Waco Building Construction Technology

(WACO, Texas) – Students in two technical programs at Texas State Technical College’s Waco campus get to learn how to properly build and inspect scaffolding.

“Scaffolding is portable and is often the best solution, especially if the ground is uneven with a lot of slope,” said Tony Chaffin, an instructor in TSTC’s Building Construction Technology program. “It is also relatively cost-effective for work areas that need their use for longer periods of time.”

At TSTC, Building Construction Technology students build scaffolding in the Construction Technology I class. Occupational Safety and Environmental Compliance students learn the safety aspects of scaffolding in the OSHA Regulations – Construction Industry class.

Scaffolding can be used when interior or exterior work is too high or large to access safely with a ladder. The U.S. Department of Labor’s Occupational Safety and Health Administration (OSHA) lists on its website, osha.gov, requirements for the proper construction and use of scaffolding. Aerial lifts are considered to be a form of scaffolding. Some of the risks in using scaffolding include being hit by falling equipment, a lack of fall protection, and closeness to power lines, according to OSHA.

Building Construction Technology students learn about personal protective equipment, jobsite safety, and hand and power tool safety associated with scaffolding and other aspects of construction. Students also get to experience building scaffolding outdoors.

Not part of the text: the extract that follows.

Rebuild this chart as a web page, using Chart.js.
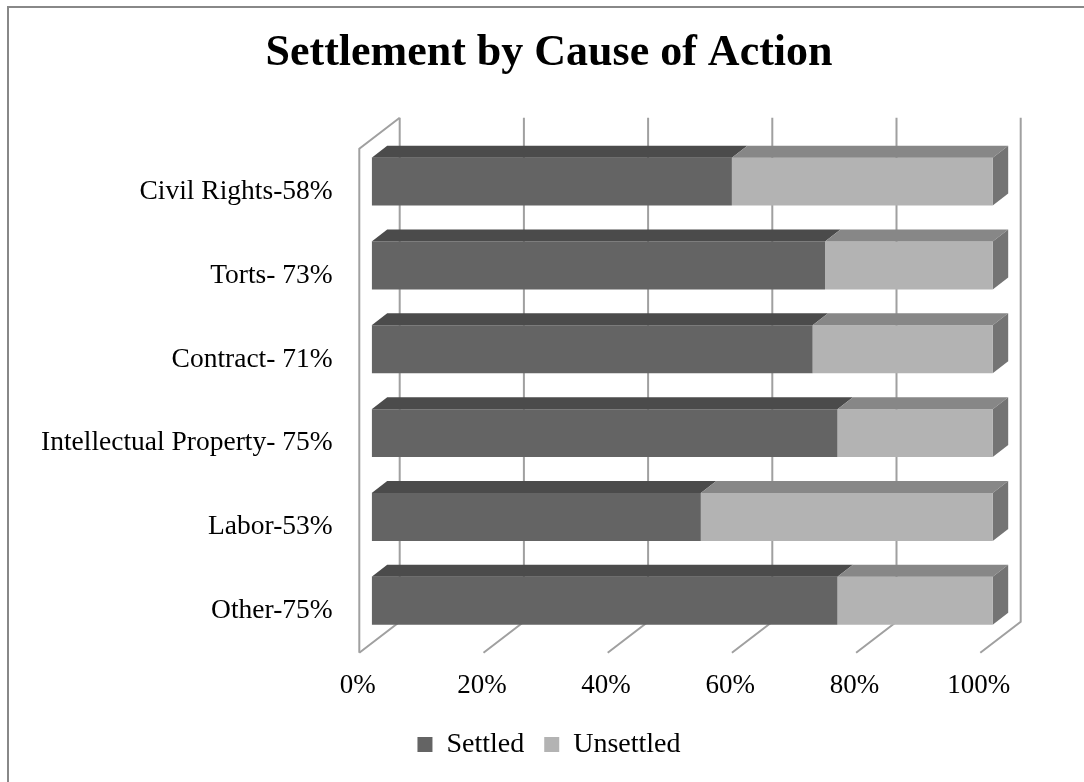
<!DOCTYPE html>
<html>
<head>
<meta charset="utf-8">
<title>Settlement by Cause of Action</title>
<script src="https://cdn.jsdelivr.net/npm/chart.js@4.4.1/dist/chart.umd.min.js"></script>
<style>
    html, body { margin: 0; padding: 0; background: #fff; }
    #wrap { position: relative; width: 1084px; height: 782px; overflow: hidden; }
    #frame { position: absolute; left: 6.5px; top: 5.5px; width: 1200px; height: 900px; border: 2.5px solid #888; }
    #chartBox { position: absolute; left: 0; top: 0; width: 1084px; height: 782px; }
</style>
</head>
<body>
<div id="wrap">
    <div id="frame"></div>
    <div id="chartBox"><canvas id="resultsChart"></canvas></div>
</div>
<script>
const categories = ['Civil Rights-58%', 'Torts- 73%', 'Contract- 71%', 'Intellectual Property- 75%', 'Labor-53%', 'Other-75%'];
const settled = [58, 73, 71, 75, 53, 75];
const unsettled = [42, 27, 29, 25, 47, 25];
const seriesNames = ['Settled', 'Unsettled'];
const xTicks = [0, 20, 40, 60, 80, 100];

const frontColors = ['#646464', '#b3b3b3'];
const topColors = ['#4b4b4b', '#878787'];
const sideColor = '#747474';
const gridColor = '#a0a0a0';

// 3d offsets, in pixels
const bar3d = { dx: 15.5, dy: 12 };
const box3d = { dx: 40.4, dy: 31, front: -12.4 };

const threeD = {
    id: 'threeD',
    beforeDatasetsDraw(chart) {
        const { ctx, chartArea: area, scales: { x } } = chart;
        const floorFront = area.bottom + 10;
        const floorBack = floorFront - box3d.dy;
        const wallTop = area.top - 22;
        ctx.save();
        ctx.strokeStyle = gridColor;
        ctx.lineWidth = 2;
        x.ticks.forEach(t => {
            const xf = x.getPixelForValue(t.value) + box3d.front;
            const xb = xf + box3d.dx;
            ctx.beginPath();
            ctx.moveTo(xb, wallTop);
            ctx.lineTo(xb, floorBack);
            ctx.lineTo(xf, floorFront);
            ctx.stroke();
        });
        // left side wall
        const x0 = x.getPixelForValue(0) + box3d.front;
        ctx.beginPath();
        ctx.moveTo(x0 + box3d.dx, wallTop);
        ctx.lineTo(x0, wallTop + box3d.dy);
        ctx.lineTo(x0, floorFront);
        ctx.stroke();
        ctx.restore();
    },
    afterDatasetsDraw(chart) {
        const ctx = chart.ctx;
        const last = chart.data.datasets.length - 1;
        ctx.save();
        chart.data.datasets.forEach((ds, i) => {
            chart.getDatasetMeta(i).data.forEach(bar => {
                const { x, y, base, height } = bar.getProps(['x', 'y', 'base', 'height'], true);
                const top = y - height / 2;
                const bottom = y + height / 2;
                // top face
                ctx.fillStyle = topColors[i];
                ctx.beginPath();
                ctx.moveTo(base, top);
                ctx.lineTo(x, top);
                ctx.lineTo(x + bar3d.dx, top - bar3d.dy);
                ctx.lineTo(base + bar3d.dx, top - bar3d.dy);
                ctx.closePath();
                ctx.fill();
                // end face
                if (i === last) {
                    ctx.fillStyle = sideColor;
                    ctx.beginPath();
                    ctx.moveTo(x, top);
                    ctx.lineTo(x + bar3d.dx, top - bar3d.dy);
                    ctx.lineTo(x + bar3d.dx, bottom - bar3d.dy);
                    ctx.lineTo(x, bottom);
                    ctx.closePath();
                    ctx.fill();
                }
            });
        });
        ctx.restore();
    }
};

const chart = new Chart(document.getElementById('resultsChart'), {
    type: 'bar',
    data: {
        labels: categories,
        datasets: [
            { label: seriesNames[0], data: settled, backgroundColor: frontColors[0], borderWidth: 0 },
            { label: seriesNames[1], data: unsettled, backgroundColor: frontColors[1], borderWidth: 0 }
        ]
    },
    options: {
        indexAxis: 'y',
        responsive: true,
        maintainAspectRatio: false,
        animation: false,
        barPercentage: 0.5714,
        categoryPercentage: 1,
        layout: { padding: { left: 14, right: 0, top: 0, bottom: 13.6 } },
        scales: {
            x: {
                stacked: true,
                min: 0,
                max: 100,
                border: { display: false },
                grid: { display: false, drawTicks: false },
                afterBuildTicks: s => { s.ticks = xTicks.map(v => ({ value: v })); },
                afterFit: s => { s.height = 67.7; },
                ticks: {
                    padding: 27,
                    labelOffset: -14,
                    color: '#000',
                    font: { family: 'Liberation Serif', size: 27 },
                    callback: v => v + '%'
                }
            },
            y: {
                stacked: true,
                border: { display: false },
                grid: { display: false, drawTicks: false },
                afterFit: s => { s.width = 357.7; },
                ticks: {
                    padding: 39,
                    labelOffset: 10,
                    color: '#000',
                    font: { family: 'Liberation Serif', size: 27.5 }
                }
            },
            yRight: {
                type: 'linear',
                position: 'right',
                display: true,
                border: { display: false },
                grid: { display: false, drawTicks: false },
                ticks: { display: false },
                afterFit: s => { s.width = 91.3; }
            }
        },
        plugins: {
            title: {
                display: true,
                text: 'Settlement by Cause of Action',
                color: '#000',
                font: { family: 'Liberation Serif', size: 44, weight: 'bold' },
                padding: { top: 27, bottom: 59.9 }
            },
            legend: {
                position: 'bottom',
                labels: {
                    boxWidth: 15,
                    boxHeight: 15,
                    padding: 20,
                    color: '#000',
                    font: { family: 'Liberation Serif', size: 28 }
                }
            },
            tooltip: { enabled: false }
        }
    },
    plugins: [threeD]
});
</script>
</body>
</html>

Chaffin said guardrails are required when the working height is 10 feet or more.

“Assembling the tubular scaffolding is not difficult,” Chaffin said. “If a person is understanding of the forces that can be exerted on scaffolding and if they are mechanically minded, many people could safely erect their own scaffolding as long as they don’t go too high. Great care must be taken when working from heights, and they can’t afford to cut any corners when putting together the scaffolding system.”

Scaffolding was on OSHA’s “Top 10 Most Cited Standards” list for fiscal year 2023, with more than 2,800 violations nationwide.

“Right now in Texas, scaffolding is being used more than ever, especially with the cost of land and acreage,” said Jason Morrow, an instructor in TSTC’s Occupational Safety and Environmental Compliance program at the Waco campus. “Nobody owns the sky, so we are starting to catch up with other states.”

Morrow teaches his students about fall protection and the daily inspection process for scaffolding. He said scaffolding that is safe for workers receives a green tag; if it is unsafe, a red tag is given until issues can be fixed.

“A lot of these (scaffolds) are specific to their brand, so we tell the students to follow the manufacturers’ instructions and never make parts or use other brands as replacement parts,” Morrow said.

Weather is another topic that students learn in the class. Morrow said construction site safety personnel, or competent people trained in the installation and use of scaffolding, should pay attention to local weather reports and follow OSHA’s weather guidelines to keep workers safe.

The International Code Council is one of the lead organizations that support promoting building safety awareness during Building Safety Month in May.